Lors du colloque, des universitaires ont souligné l’importance de ce massacre dans la construction de la mémoire collective africaine. Le professeur François Abiola a rappelé que « Thiaroye 44 n’est pas seulement un événement historique, mais un marqueur de la lutte pour la reconnaissance et la dignité des Africains« .
Déconstruire les récits coloniaux pour reconstruire l’histoire africaine
François Abiola a développé son concept « Déconstruire pour construire« . Il a plaidé pour une réécriture de l’histoire africaine débarrassée des filtres condescendants du colonialisme. Le professeur Abiola a mis en avant quatre axes qui permettront à l’Afrique de se réapproprier son passé. Il s’agit de l’analyse critique des sources historiques, la promotion des témoignages africains, la refonte des programmes scolaires et la valorisation des héros africains.
Ce positionnement a été salué par le professeur Babacar Fall, modérateur du panel. Il a estimé que cette démarche constituait un fondement clé pour les générations futures. Pour lui, il ne s’agit pas seulement de se souvenir, mais de faire de cette mémoire un levier de souveraineté.
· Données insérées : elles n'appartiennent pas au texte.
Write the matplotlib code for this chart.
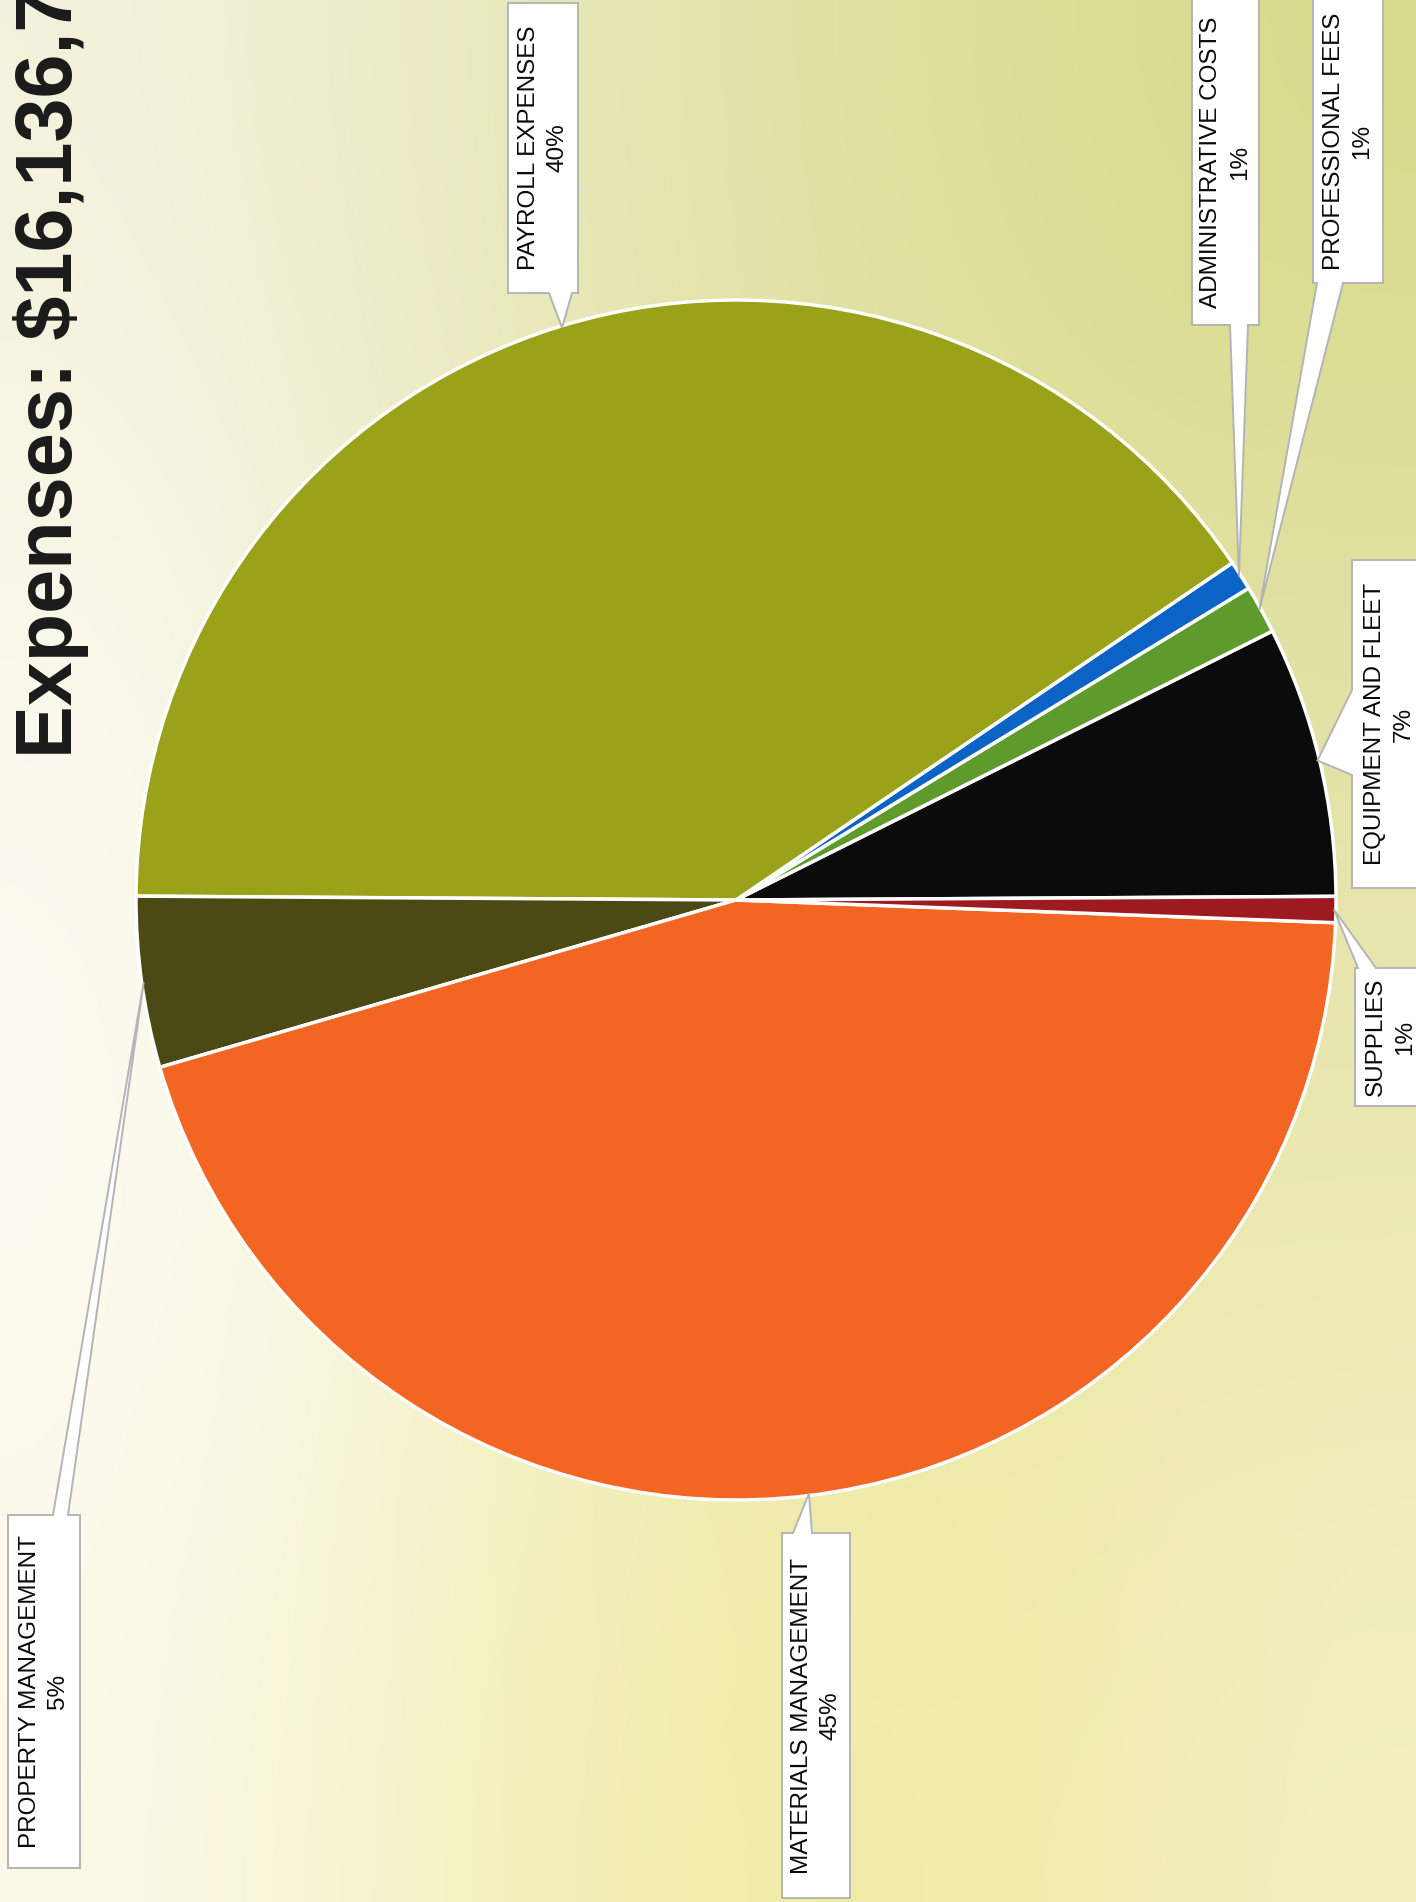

Vers une reconnaissance officielle et des réparations
Au terme des discussions, les participants ont réaffirmé la nécessité d’une reconnaissance officielle du massacre de Thiaroye par les autorités françaises. La « Déclaration de Parakou« , élaborée lors d’un précédent colloque, plaide en ce sens et appelle à une mobilisé collective pour que les crimes coloniaux soient qualifiés de crimes contre l’humanité.
La démarche engagée par Abiola et ses pairs s’inscrit dans une dynamique plus large d’émancipation mémorielle et culturelle. En revisitant des épisodes historiques occultés, les intellectuels africains contribuent à forger une identité collective débarrassée des stigmates du passé colonial et orientée vers un avenir autonome.